Write each line of the material exactly as given, from the top through the line that contains "import pandas as pd", and omit all pictures.

##### Collected material #####

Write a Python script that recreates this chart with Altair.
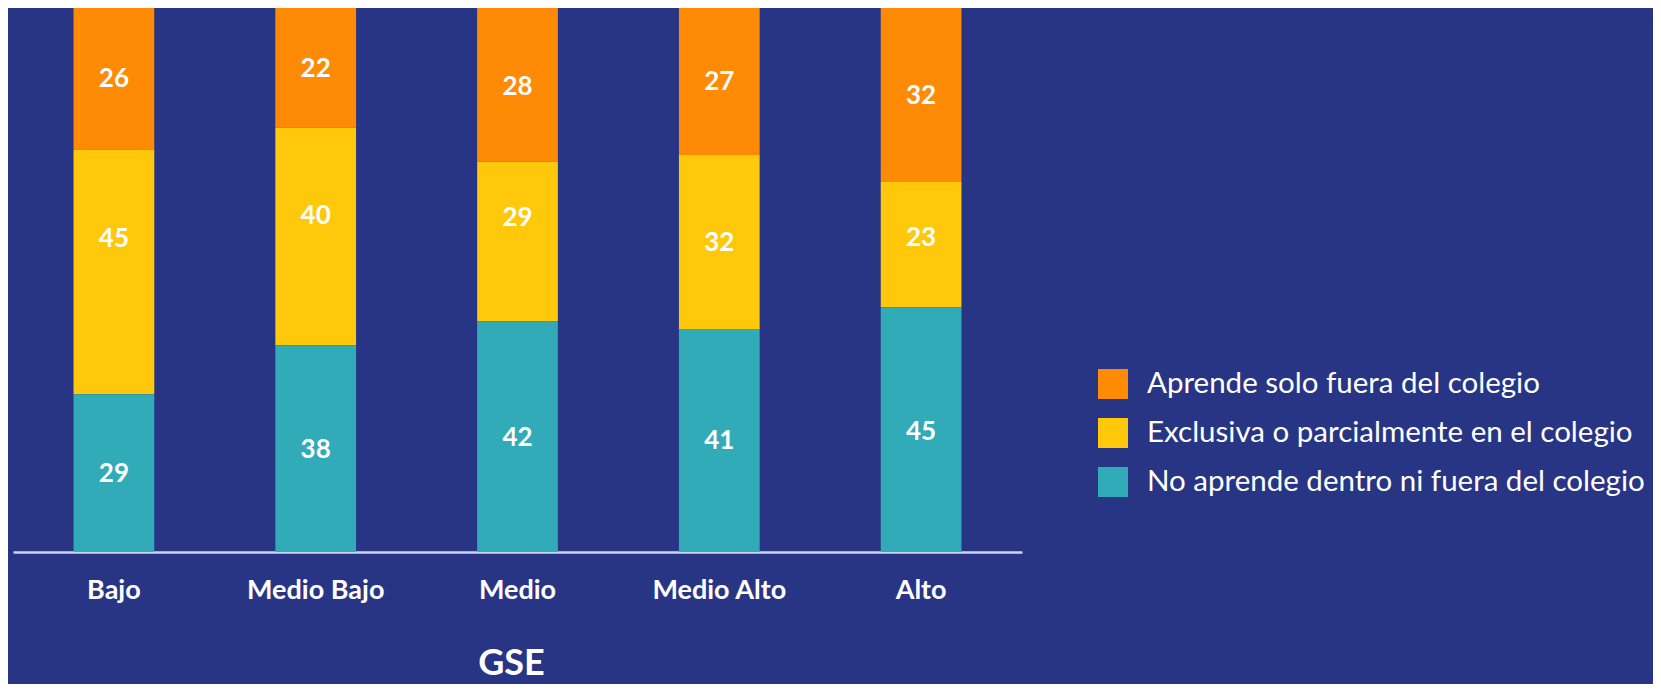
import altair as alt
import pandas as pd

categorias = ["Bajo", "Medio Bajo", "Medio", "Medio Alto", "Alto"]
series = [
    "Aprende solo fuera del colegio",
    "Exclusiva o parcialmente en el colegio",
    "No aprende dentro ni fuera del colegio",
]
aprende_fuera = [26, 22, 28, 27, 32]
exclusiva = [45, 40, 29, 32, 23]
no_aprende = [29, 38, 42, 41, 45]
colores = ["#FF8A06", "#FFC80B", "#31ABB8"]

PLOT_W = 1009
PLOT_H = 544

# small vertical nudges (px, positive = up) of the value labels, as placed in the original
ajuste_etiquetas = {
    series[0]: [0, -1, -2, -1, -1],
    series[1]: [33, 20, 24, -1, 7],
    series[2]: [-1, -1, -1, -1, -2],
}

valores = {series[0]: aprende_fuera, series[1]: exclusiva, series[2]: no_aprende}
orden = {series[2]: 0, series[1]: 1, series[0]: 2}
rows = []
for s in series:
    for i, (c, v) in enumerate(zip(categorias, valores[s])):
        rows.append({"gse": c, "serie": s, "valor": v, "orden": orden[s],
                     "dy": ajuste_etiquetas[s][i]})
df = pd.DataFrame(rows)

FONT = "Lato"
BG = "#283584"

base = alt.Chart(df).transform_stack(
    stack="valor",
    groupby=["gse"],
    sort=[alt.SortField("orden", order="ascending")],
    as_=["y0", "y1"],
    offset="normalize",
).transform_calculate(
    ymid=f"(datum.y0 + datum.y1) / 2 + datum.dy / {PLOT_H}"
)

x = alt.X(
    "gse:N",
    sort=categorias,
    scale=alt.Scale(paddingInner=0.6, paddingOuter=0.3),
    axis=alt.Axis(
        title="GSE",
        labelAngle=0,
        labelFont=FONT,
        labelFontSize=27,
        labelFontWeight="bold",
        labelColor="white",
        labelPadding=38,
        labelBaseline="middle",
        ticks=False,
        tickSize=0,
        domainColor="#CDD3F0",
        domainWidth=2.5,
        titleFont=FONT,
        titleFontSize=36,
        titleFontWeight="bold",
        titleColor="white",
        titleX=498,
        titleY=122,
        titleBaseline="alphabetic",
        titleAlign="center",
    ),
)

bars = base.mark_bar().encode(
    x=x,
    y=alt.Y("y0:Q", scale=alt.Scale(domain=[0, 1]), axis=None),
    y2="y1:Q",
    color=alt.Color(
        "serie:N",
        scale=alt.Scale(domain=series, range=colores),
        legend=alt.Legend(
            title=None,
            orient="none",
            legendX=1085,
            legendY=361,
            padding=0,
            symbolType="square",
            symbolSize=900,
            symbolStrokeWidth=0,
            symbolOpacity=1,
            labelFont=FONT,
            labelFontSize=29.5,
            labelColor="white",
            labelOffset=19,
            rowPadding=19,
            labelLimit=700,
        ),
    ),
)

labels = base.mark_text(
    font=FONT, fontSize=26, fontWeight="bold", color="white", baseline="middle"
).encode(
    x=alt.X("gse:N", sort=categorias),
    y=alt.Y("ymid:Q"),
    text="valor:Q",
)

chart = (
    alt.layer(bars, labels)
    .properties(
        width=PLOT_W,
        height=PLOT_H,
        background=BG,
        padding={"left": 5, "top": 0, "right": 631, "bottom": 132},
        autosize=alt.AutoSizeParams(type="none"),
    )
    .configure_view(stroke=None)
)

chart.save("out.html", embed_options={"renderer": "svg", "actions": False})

#####

Solution to the exercise:
Write a Python script that recreates this chart with Altair.
import altair as alt
import pandas as pd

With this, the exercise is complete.